Let me give my insight and let's discuss this issue together.
Perhaps the similarity of the methods used in statistical modeling and machine learning makes people think they are the same thing. For this I can understand, but in fact this is not the case.
The most obvious example is linear regression, which is probably the main reason for this misconception. Linear regression is a statistical method by which we can both train a linear regressor and fit a statistical regression model by least squares.
As you can see, in this case, what the former does is called "training" the model, which uses only a subset of the data, and the performance of the trained model can only be known after testing it with another subset of the data, the test set.

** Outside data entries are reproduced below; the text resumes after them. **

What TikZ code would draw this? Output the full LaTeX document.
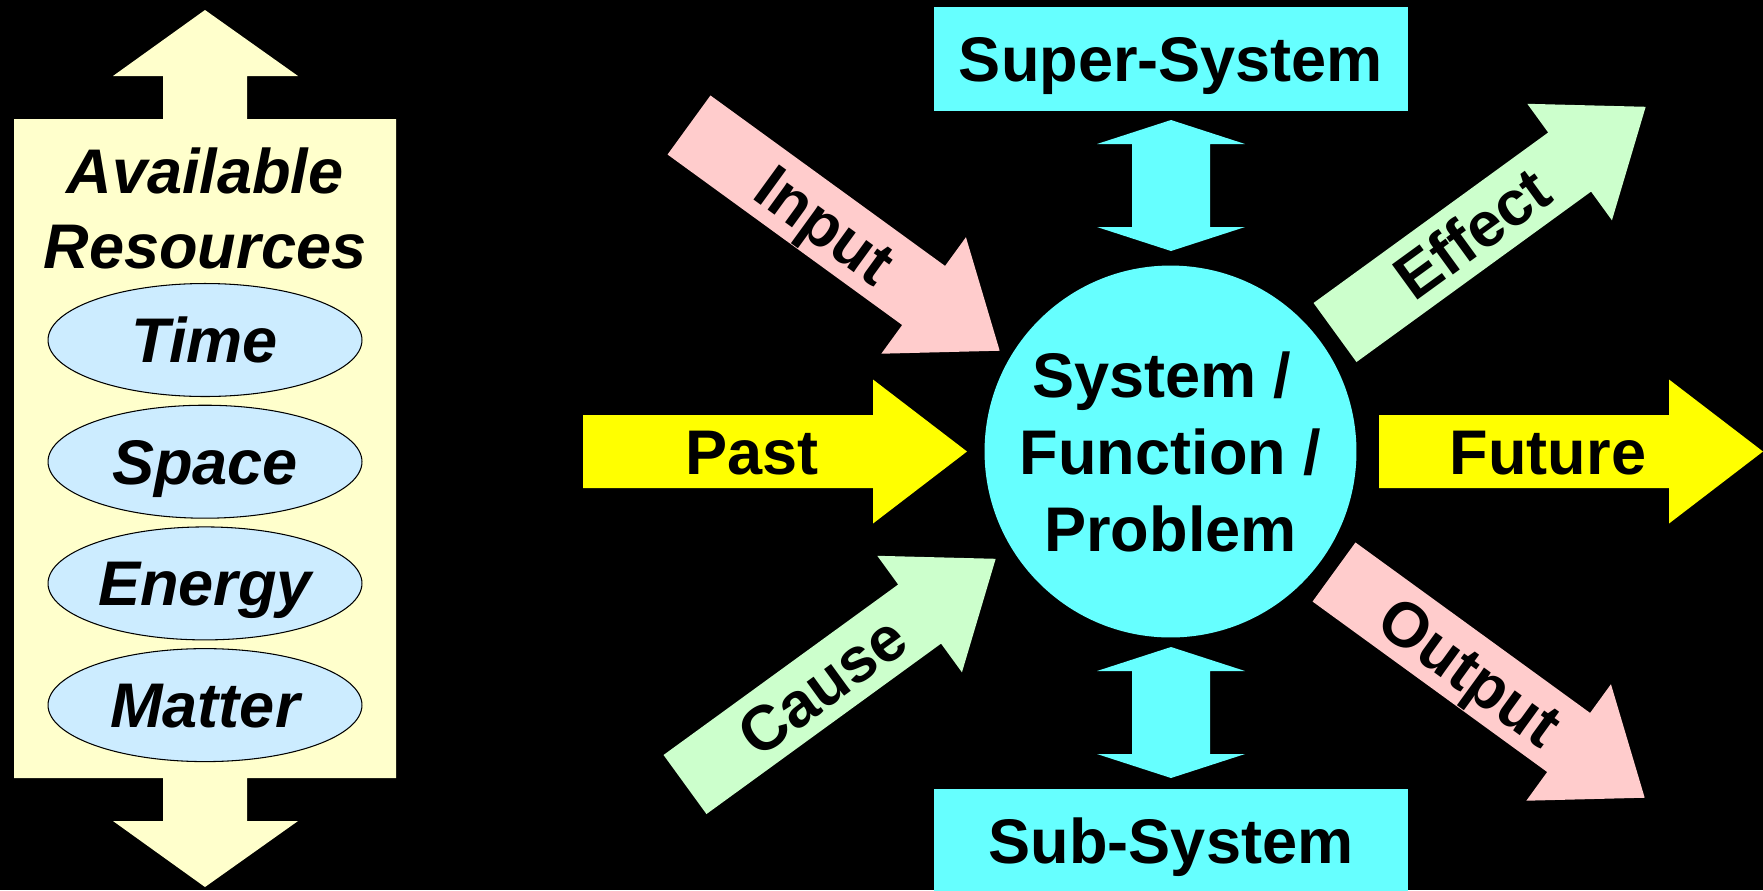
\documentclass[tikz,border=0pt]{standalone}
\usepackage{fontspec}
\setmainfont{Liberation Sans}
\usetikzlibrary{shapes.geometric}
\definecolor{rescream}{RGB}{255,255,204}
\definecolor{resblue}{RGB}{204,236,255}
\definecolor{syscyan}{RGB}{102,255,255}
\definecolor{inpink}{RGB}{255,204,204}
\definecolor{effgreen}{RGB}{204,255,204}
\definecolor{timeyel}{RGB}{255,255,0}
\newcommand\diagfont{\fontsize{35.9}{43.8}\selectfont\bfseries}

\begin{document}
\begin{tikzpicture}[
    x=0.02cm, y=-0.02cm,
    tag/.style={font=\diagfont, text height=0.9cm, text depth=0pt, inner sep=0pt},
    resource/.style={ellipse, draw=black, line width=0.6pt, fill=resblue,
      minimum width=6.28cm, minimum height=2.26cm, inner sep=0pt,
      font=\diagfont\itshape, text height=0.9cm, text depth=0pt},
    sysbox/.style={rectangle, fill=syscyan, minimum width=9.48cm,
      minimum height=2.08cm, tag},
  ]
  \useasboundingbox (0,0) rectangle (1763,890);
  \fill[black] (0,0) rectangle (1763,890);

  %% ---------------- available resources ----------------
  \fill[rescream] (14,119) -- (163,119) -- (163,76) -- (113,76) -- (205,10)
    -- (298,76) -- (247,76) -- (247,119) -- (396,119) -- (396,778)
    -- (247,778) -- (247,821) -- (298,821) -- (205,887) -- (113,821)
    -- (163,821) -- (163,778) -- (14,778) -- cycle;
  \node[font=\fontsize{35.9}{42.7}\selectfont\bfseries\itshape, align=center,
        inner sep=0pt] (avail) at (205,208) {Available\\Resources};
  \foreach \txt [count=\i from 0] in {Time,Space,Energy,Matter} {
    \node[resource] (res\i) at (205,{340+121.7*\i}) {\txt};
  }

  %% ---------------- block arrows ----------------
  \foreach \nm/\lab/\tx/\ty/\ang/\col in {
      past/Past/583/451.5/0/timeyel, future/Future/1379/451.5/0/timeyel,
      input/Input/689/125/-36/inpink, output/Output/1334/572/-36/inpink,
      effect/Effect/1335/332.5/36/effgreen, cause/Cause/685/784.5/36/effgreen} {
    \begin{scope}[shift={(\tx,\ty)}, rotate=\ang]
      \fill[\col] (0,-36.5) -- (290,-36.5) -- (290,-72) -- (384,0)
        -- (290,72) -- (290,36.5) -- (0,36.5) -- cycle;
      \node[tag, rotate=\ang] (\nm) at (169,0) {\lab};
    \end{scope}
  }

  %% ---------------- system and its neighbours ----------------
  \node[circle, fill=syscyan, minimum size=7.44cm, inner sep=0pt,
        font=\diagfont, align=center] (sys) at (1170.5,451.5)
        {System /\hspace*{0.35cm}\\Function /\\Problem};
  \foreach \dy in {0,527} {
    \fill[syscyan, shift={(0,\dy)}] (1171,120) -- (1245,144) -- (1210,144)
      -- (1210,227) -- (1245,227) -- (1171,251) -- (1097,227) -- (1132,227)
      -- (1132,144) -- (1097,144) -- cycle;
  }
  \node[sysbox] (super) at (1171,59) {Super-System};
  \node[sysbox] (sub) at (1171,841) {Sub-System};

\end{tikzpicture}
\end{document}
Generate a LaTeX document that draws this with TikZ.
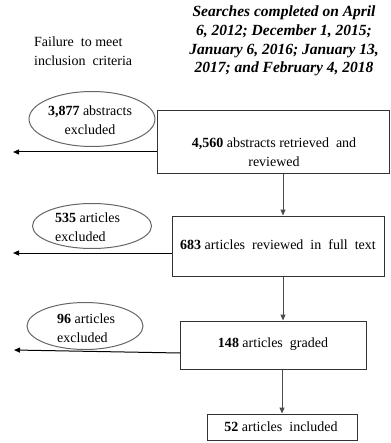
\documentclass[tikz,border=0pt]{standalone}
\usepackage{fontspec}
\setmainfont{Liberation Serif}[
  BoldFont={Liberation Serif Bold},
  ItalicFont={Liberation Serif Italic},
  BoldItalicFont={Liberation Serif Bold Italic}]
\usetikzlibrary{arrows.meta,shapes.geometric,calc}
\begin{document}
\begin{tikzpicture}[x=1pt,y=-1pt,
  box/.style={draw=black!80,line width=1pt,rectangle,inner sep=0pt},
  ell/.style={draw=black!60,line width=1pt,ellipse,inner sep=0pt},
  harr/.style={draw=black,line width=1pt,-{Triangle[length=6pt,width=5pt]}},
  varr/.style={draw=black!70,line width=1pt,-{Triangle[length=6pt,width=5pt]}},
  txt/.style={font=\fontsize{14}{18.5}\selectfont,inner sep=0pt}
]
\useasboundingbox (0,0) rectangle (390,443);

% header texts
\node[font=\fontsize{15.5}{18.7}\selectfont\bfseries\itshape,align=center,inner sep=0pt] (title) at (284,41) {Searches completed on April\\6, 2012; December 1, 2015;\\January 6, 2016; January 13,\\2017; and February 4, 2018};
\node[txt,align=left,anchor=west] (fail) at (34,51) {Failure\ \ to meet\\inclusion\ \ criteria};

% main boxes
\node[box,minimum width=232pt,minimum height=63pt] (box1) at (273,142.5) {};
\node[txt,align=center] (t1) at (274,152) {\textbf{4,560} abstracts retrieved\ \ and\\reviewed};
\node[box,minimum width=212pt,minimum height=60pt] (box2) at (278,246) {};
\node[txt] (t2) at (278,245) {\textbf{683} articles\ \ reviewed\ \ in\ \ full\ \ text};
\node[box,minimum width=186pt,minimum height=48pt] (box3) at (273,345) {};
\node[txt] (t3) at (273,344) {\textbf{148} articles\ \ graded};
\node[box,minimum width=150pt,minimum height=26pt] (box4) at (282,427) {};
\node[txt] (t4) at (281,427) {\textbf{52} articles\ \ included};

% exclusion ellipses
\node[ell,minimum width=126pt,minimum height=55pt] (e1) at (92,119) {};
\node[txt,align=center] (et1) at (90,120) {\textbf{3,877} abstracts\\excluded};
\node[ell,minimum width=119pt,minimum height=45pt] (e2) at (92,226) {};
\node[txt,align=left,anchor=west] (et2) at (55,227) {\textbf{535} articles\\excluded};
\node[ell,minimum width=116pt,minimum height=47pt] (e3) at (85,326) {};
\node[txt,align=left,anchor=west] (et3) at (57,328) {\textbf{96} articles\\excluded};

% arrow end points
\coordinate (x1) at (13,152);
\coordinate (x2) at (13,253);
\coordinate (x3) at (14,350);
\coordinate (s3) at (180,353);
\coordinate (v) at (283,0);
\coordinate (w) at (282,0);

\draw[harr] (box1.west |- x1) -- (x1);
\draw[harr] (box2.west |- x2) -- (x2);
\draw[harr] (s3) -- (x3);

\draw[varr] (box1.south -| v) -- (box2.north -| v);
\draw[varr] (box2.south -| v) -- (box3.north -| v);
\draw[varr] (box3.south -| w) -- (box4.north -| w);
\end{tikzpicture}
\end{document}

In this example, the ultimate goal of machine learning is to obtain the best performance on the test set.
For the latter, we assume in advance that the data is a linear regression volume with Gaussian noise and then try to find a line that minimizes the mean squared error over all the data. No training or test set is required, and in many cases, especially in research (as in the sensor example below), the purpose of modeling is to describe the relationship between the data and the output variables, rather than to make predictions about future data. We refer to this process as statistical inference, not prediction. Although we can use this model to make predictions, which may be what you want, the way to evaluate the model is no longer to test the set, but to evaluate the significance and robustness of the model parameters.
The goal of machine learning (here specifically supervised learning) is to obtain a model that can be predicted iteratively. We usually do not care whether the model is interpretable or not. Machine learning only cares about the results. It's as if your value to a company is measured only by your performance. Statistical modeling, on the other hand, is more about finding relationships between variables and determining the significance of the relationships, which happens to cater to prediction.
Regression analysis is regression analysis. However, machine learning can significantly simplify some complex regression problems. Two examples:
1. Cubist program (called M5 in Weka) divides data sets in subgroups, and fits regression models individually to each subgroup. My experience says that this can extremely improve analysis - enormous improvement of r2.
2. Cox proportional hazard model is the standard regression model for survival analysis and identification of variables with predicitive value. Survival trees (machine learning method for survical analysis) is almost always superior to Cox regression and easier to interpret.